Sarah Isgur on Law, Campaigns, and Myths About the Court


Jan Baran sits down with Sarah Isgur, author of the New York Times bestseller Last Branch Standing,  for a wide-ranging conversation about law, campaigns, and the Supreme Court. Sarah draws on her experience in opposition research, Election Day legal operations for Romney 2012, and her role as deputy campaign manager of the Carly Fiorina campaign to explore what it really means to be a lawyer in politics. She makes the case that a good campaign lawyer’s job isn’t to say no. It’s to find a compliant path to yes.

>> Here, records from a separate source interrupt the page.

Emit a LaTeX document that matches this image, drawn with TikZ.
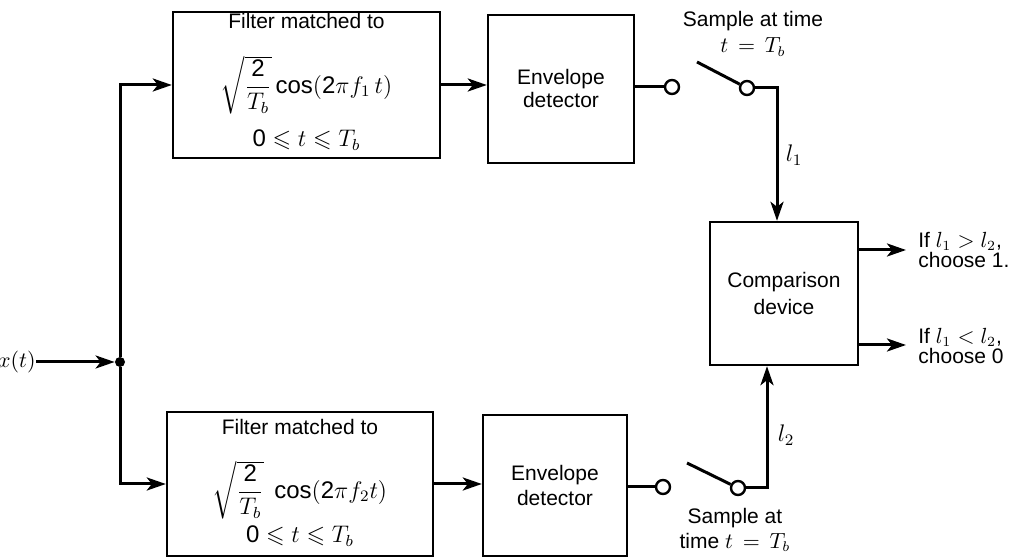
\documentclass[tikz,border=0pt]{standalone}
\usepackage{amsmath,amssymb}
\usepackage{fontspec}
\setmainfont{Liberation Sans}
\usetikzlibrary{arrows.meta,calc}
\begin{document}
\begin{tikzpicture}[x=0.5pt,y=-0.5pt,
  font=\fontsize{10.5}{12.5}\selectfont,
  box/.style={draw,line width=1.2pt,inner sep=0pt},
  wire/.style={line width=1.5pt},
  arr/.style={wire,-{Stealth[length=9.5pt,width=6.5pt,inset=2.5pt]}},
  term/.style={circle,draw,line width=1.2pt,fill=white,minimum size=7pt,inner sep=0pt},
  txt/.style={inner sep=0pt,align=center},
  mth/.style={txt,font=\fontsize{12}{14}\selectfont},
  dot/.style={circle,fill,inner sep=0pt,minimum size=5pt}]
\useasboundingbox (0,0) rectangle (1017,560);

% top branch
\node[box,minimum width=133.5pt,minimum height=73pt] (f1) at (306.5,85) {};
\node[txt] (f1a) at (306.5,21) {Filter matched to};
\node[mth] (f1b) at (306.5,85) {$\sqrt{\dfrac{\text{2}}{T_b}}\cos(\text{2}\pi f_1\, t)$};
\node[mth] (f1c) at (306.5,140) {$\text{0}\leqslant t\leqslant T_b$};
\node[box,minimum width=73pt,minimum height=74pt,align=center,
      font=\fontsize{10.5}{11.5}\selectfont] (e1) at (561,89) {Envelope\\detector};

% bottom branch
\node[box,minimum width=133pt,minimum height=72pt] (f2) at (300,484) {};
\node[txt] (f2a) at (300,427) {Filter matched to};
\node[mth] (f2b) at (300,490) {$\sqrt{\dfrac{\text{2}}{T_b}}\;\cos(\text{2}\pi f_2 t)$};
\node[mth] (f2c) at (300,536) {$\text{0}\leqslant t\leqslant T_b$};
\node[box,minimum width=72pt,minimum height=70.5pt,align=center,
      font=\fontsize{10.5}{12.5}\selectfont] (e2) at (555,485.5) {Envelope\\detector};

% comparison
\node[box,minimum width=74pt,minimum height=71.5pt,align=center,
      font=\fontsize{10.5}{13.5}\selectfont] (comp) at (784,293.5) {Comparison\\device};

% input
\node[dot] (j) at (120,362) {};
\node[txt,anchor=east] (x) at (36,362) {$x(t)$};
\draw[arr] (x.east) -- (j.west);
\draw[arr] (j) |- (f1.west);
\draw[arr] (j) |- (f2.west);

% filter -> envelope
\draw[arr] (f1.east) -- (f1.east -| e1.west);
\draw[arr] (f2.east) -- (f2.east -| e2.west);

% top switch
\node[term] (c1a) at (672,87) {};
\node[term] (c1b) at (747,88) {};
\coordinate (s1) at (697,62);
\coordinate (k1) at (777,88);
\draw[wire] (e1.east |- c1a) -- (c1a.west);
\draw[wire] (s1) -- (c1b);
\draw[arr] (c1b.east) -- (k1) -- (k1 |- comp.north);
\node[txt,font=\fontsize{10.5}{13}\selectfont] (sm1) at (753,34) {Sample at time\\$t\,=\,T_b$};
\node[mth] (l1) at (794,155) {$l_1$};

% bottom switch
\node[term] (c2a) at (663,487) {};
\node[term] (c2b) at (738,488) {};
\coordinate (s2) at (687,463);
\coordinate (k2) at (767,488);
\draw[wire] (e2.east |- c2a) -- (c2a.west);
\draw[wire] (s2) -- (c2b);
\draw[arr] (c2b.east) -- (k2) -- (k2 |- comp.south);
\node[txt,font=\fontsize{10.5}{12.5}\selectfont] (sm2) at (735,530) {Sample at\\time $t\,=\,T_b$};
\node[mth] (l2) at (786,435) {$l_2$};

% outputs
\coordinate (o1) at (906,250);
\coordinate (o2) at (906,345);
\draw[arr] (comp.east |- o1) -- (o1);
\draw[arr] (comp.east |- o2) -- (o2);
\node[txt,anchor=west,align=left,font=\fontsize{10.5}{9}\selectfont] (t1) at (918,250) {If $l_1>l_2$,\\choose 1.};
\node[txt,anchor=west,align=left,font=\fontsize{10.5}{10}\selectfont] (t2) at (918,346) {If $l_1<l_2$,\\choose 0};
\end{tikzpicture}
\end{document}
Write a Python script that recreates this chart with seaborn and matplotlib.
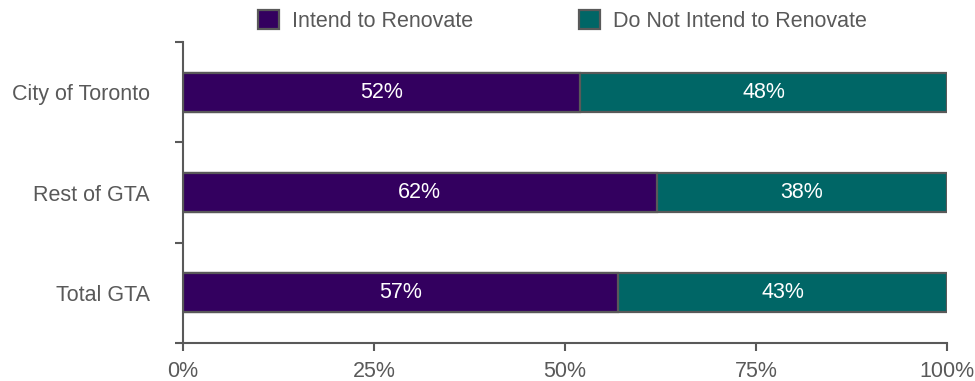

The conversation then turns to Sarah’s book and the Supreme Court narratives she argues are simply wrong. She dismantles the “6-3 partisan court” myth with data, that only 15% of last term’s cases broke along strict ideological lines and makes the provocative case that the current U.S. President has had the worst record of any president at the Supreme Court in modern history. She also argues that Congress, not the justices, deserves most of the blame for high-profile legal flashpoints, since the majority of landmark SCOTUS decisions are really just questions of statutory interpretation that Congress could fix with new legislation. She closes on a note of cautious optimism, introducing her “Ted Lasso vs. House of Cards” framework for why positive, good-faith candidates may be starting to gain ground over the politics of outrage.

About Sarah Isgur

Sarah Isgur is the editor of SCOTUSblog, host of the legal podcast Advisory Opinions, and an ABC News contributor. Isgur has previously worked on multiple presidential campaigns and in all three branches of the federal government. During the first Trump administration, she served in the Department of Justice as the director of the Office of Public Affairs and senior counsel to the deputy attorney general during the Russia investigation. She clerked for Judge Edith H. Jones of the U.S. Court of Appeals for the Fifth Circuit and is a graduate of Harvard Law School and Northwestern University. She is the author of the NYT bestselling book, Last Branch Standing: A Potentially Surprising, Occasionally Witty Journey Inside Today’s Supreme Court.